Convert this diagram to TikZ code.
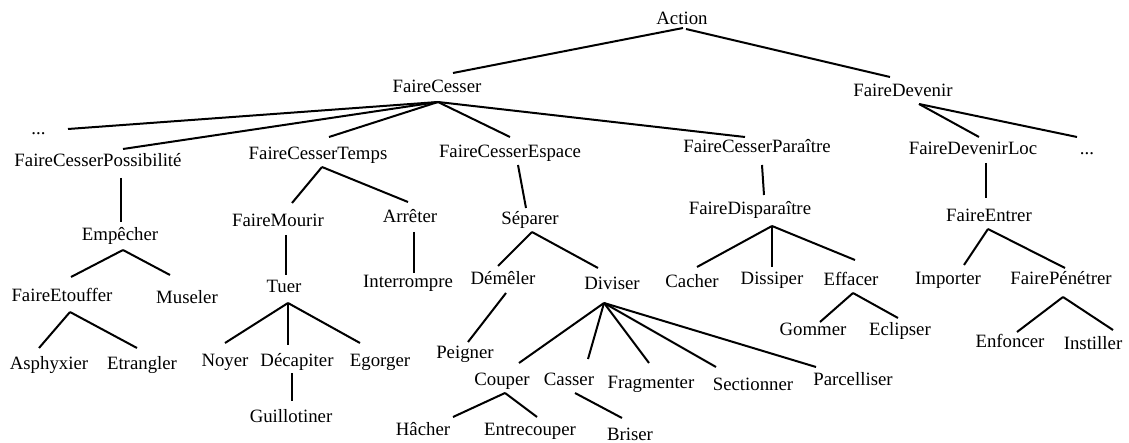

····················

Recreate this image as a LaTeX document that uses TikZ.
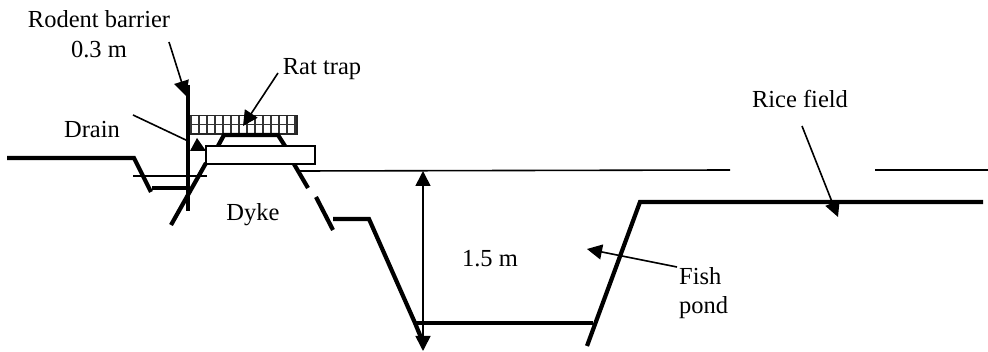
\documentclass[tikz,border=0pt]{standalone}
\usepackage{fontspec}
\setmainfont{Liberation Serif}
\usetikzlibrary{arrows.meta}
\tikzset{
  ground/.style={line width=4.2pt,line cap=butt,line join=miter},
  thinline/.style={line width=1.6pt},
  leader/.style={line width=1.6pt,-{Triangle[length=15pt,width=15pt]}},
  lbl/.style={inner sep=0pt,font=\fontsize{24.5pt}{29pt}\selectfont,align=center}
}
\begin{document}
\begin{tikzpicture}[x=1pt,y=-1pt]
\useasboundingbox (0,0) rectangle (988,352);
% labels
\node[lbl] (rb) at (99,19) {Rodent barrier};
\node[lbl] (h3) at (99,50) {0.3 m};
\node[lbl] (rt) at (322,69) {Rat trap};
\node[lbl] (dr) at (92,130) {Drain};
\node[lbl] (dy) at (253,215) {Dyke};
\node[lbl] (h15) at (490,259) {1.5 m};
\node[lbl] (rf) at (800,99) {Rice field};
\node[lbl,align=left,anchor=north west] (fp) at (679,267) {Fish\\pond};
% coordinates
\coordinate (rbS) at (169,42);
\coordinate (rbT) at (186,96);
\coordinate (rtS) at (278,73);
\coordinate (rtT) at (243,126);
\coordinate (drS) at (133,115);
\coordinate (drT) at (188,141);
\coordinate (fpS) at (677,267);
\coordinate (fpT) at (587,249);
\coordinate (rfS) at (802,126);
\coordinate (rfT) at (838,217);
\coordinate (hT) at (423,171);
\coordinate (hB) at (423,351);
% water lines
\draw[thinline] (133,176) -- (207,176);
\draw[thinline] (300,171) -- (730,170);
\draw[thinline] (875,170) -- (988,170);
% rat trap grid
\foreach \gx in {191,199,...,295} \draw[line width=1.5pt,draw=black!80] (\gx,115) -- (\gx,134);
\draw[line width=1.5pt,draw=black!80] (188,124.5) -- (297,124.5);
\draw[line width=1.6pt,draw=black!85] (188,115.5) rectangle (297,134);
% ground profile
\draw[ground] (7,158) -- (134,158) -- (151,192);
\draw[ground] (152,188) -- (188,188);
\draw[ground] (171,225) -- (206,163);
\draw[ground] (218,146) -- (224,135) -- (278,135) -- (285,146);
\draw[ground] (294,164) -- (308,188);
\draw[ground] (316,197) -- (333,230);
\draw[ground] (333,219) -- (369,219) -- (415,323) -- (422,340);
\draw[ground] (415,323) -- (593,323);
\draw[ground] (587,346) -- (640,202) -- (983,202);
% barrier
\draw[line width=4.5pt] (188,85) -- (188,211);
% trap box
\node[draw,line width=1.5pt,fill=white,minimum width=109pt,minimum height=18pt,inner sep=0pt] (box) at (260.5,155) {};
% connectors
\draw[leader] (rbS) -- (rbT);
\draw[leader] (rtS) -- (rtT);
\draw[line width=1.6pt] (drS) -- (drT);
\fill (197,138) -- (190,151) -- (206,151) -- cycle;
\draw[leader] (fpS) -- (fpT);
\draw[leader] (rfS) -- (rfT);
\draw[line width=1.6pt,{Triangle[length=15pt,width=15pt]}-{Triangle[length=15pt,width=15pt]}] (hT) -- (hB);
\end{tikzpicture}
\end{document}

····················

→ **Short problem**: Take every line from the data above that holds "this" and copy it out.

→ **Solution to the problem**:
Convert this diagram to TikZ code.
Recreate this image as a LaTeX document that uses TikZ.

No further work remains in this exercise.